EDIT -- Just wrote all the stuff below but see you said "Aero" -- are you in Europe?
The '86 SPG has run-of-the-mill Turbo springs; '87 was the first year of actual "SPG springs," which are stiffer and lower. Either get a used set of those (they must have a silver, bronze or gold paint mark on them) or get some aftermarket springs. Any aftermarket springs will be at least as low/stiff as the SPG stuff. Check out the classifieds at saablink.net, saabcentral.com, or maybe saabnet.com.
Performance shock choices are limited in the U.S.: either Konis, which are expensive, or Bilstein HDs, which are cheaper but also somewhat stiff in compression, so the ride comfort isn't as good. If you get Konis, set the rears on full stiff. Another option, which I don't recommend but which is cheap, is the white KYB shocks (not silver), which are very stiff in compression; I can't wait to get rid of them on my daily driver.

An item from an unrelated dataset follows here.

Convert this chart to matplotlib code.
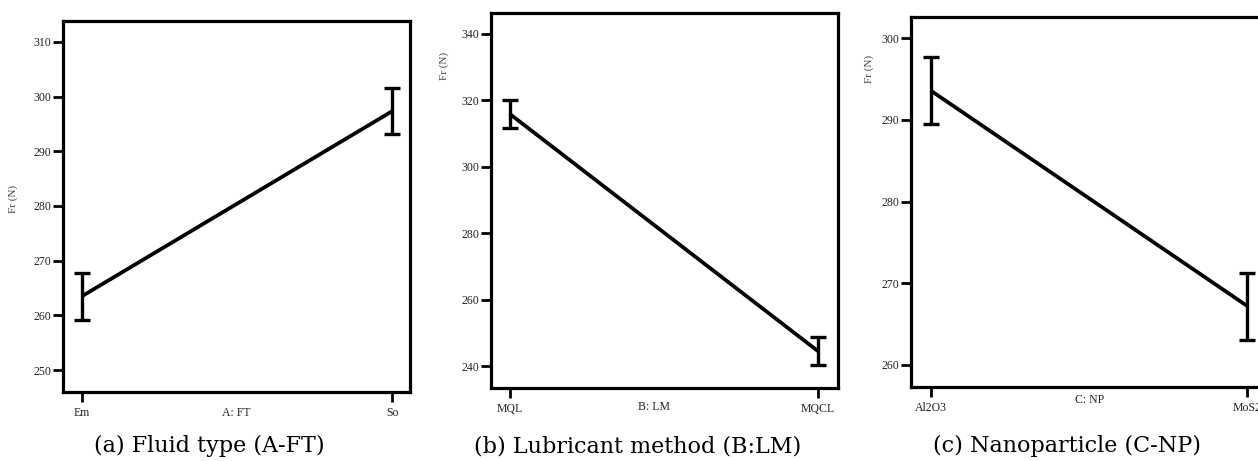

The front swaybar can be made considerably stiffer by switching to polyurethane bushings at both the outer and inner attachments. Buy poly outers from anywhere Saab parts are sold (I prefer www.eeuroparts.com); buy the inners from www.sasab.com, in Oregon.
Perhaps most important up front is the alignment. The cars come with 0 or even positive camber from the factory. Get some spare shims from a junkyard car and dial in about -1 to -1.5 degrees camber, and set the toe to close to zero, slightly toed in. You'll like that mo' better. Oh, but before you start messing with that, inpsect the RH upper control arm bushings to ensure they're not failing, which they tend to do due to heat from the downpipe. Don't bother changing the lowers or the LH uppers (VERY hard with the engine in the car). Also make sure that the ball joints and tie rod ends are in good shape before an alignment. If you need to replace ball joints, DO NOT buy the cheapest ones, which are made in China and are junk.
I buy Moog/TRW stuff and have had good luck. (It looks like eEuro is selling only cheap or OE; try RockAuto for more sellection.)
The rear swaybar bushings die but are very expensive to replace from Saab. IIRC, you can get poly for them but they, too, are $$$. Inspect the upper control links at the rear axle.
The rear upper link bushings at both the front and, to the lesser extent, the rear, fail. Scantech, which makes lots of aftermarket stuff for Saab/Volvo, sells some that are crap but will last a couple years. OE will last longer but for mo' money, of course.
Meanwhile, inspect all vacuum lines underhood, and replace, as necessary. They commonly split at the nipples. Also, check your base boost -- it is usually low on a used car and, when adjusted properly, makes the engine a lot more responsive. Ignore web-based advice to buy a fancy gauge -- just adjust it so the base boost goes to the middle of the orange. If you always use premium fuel, set it a bit to the right of middle.
Put a Mity-Vac on the line from the manifold to the vac. capsule on the distributor to make sure it holds vac/pressure. If not, get another one on there. Confirm base timing is at 16*BTDC while you're at it -- the timing hole is hard to get at, so be patient.
Test the throttle switch to ensure that the WOT position works. If not, you could eventually hurt yo motuh.
I would also change the brake fluid, including the clutch circuit, if you don't know the last service. Coolant, too. Geeks use spendy Saab coolant (blue crap from Europe), but the point is to change it -- it's more important for the 2.1L motors 91-93.
I would change the gear oil every 20k miles or so, and use synthetic (I use Redline MTL). If you live where it's hot and drive, um, in a spirited manner, the MTL will thin out. If that's the case, cut it with some MT-90. Shockloading the transmission by doing drag starts will certainly hasten the demise of the gearbox.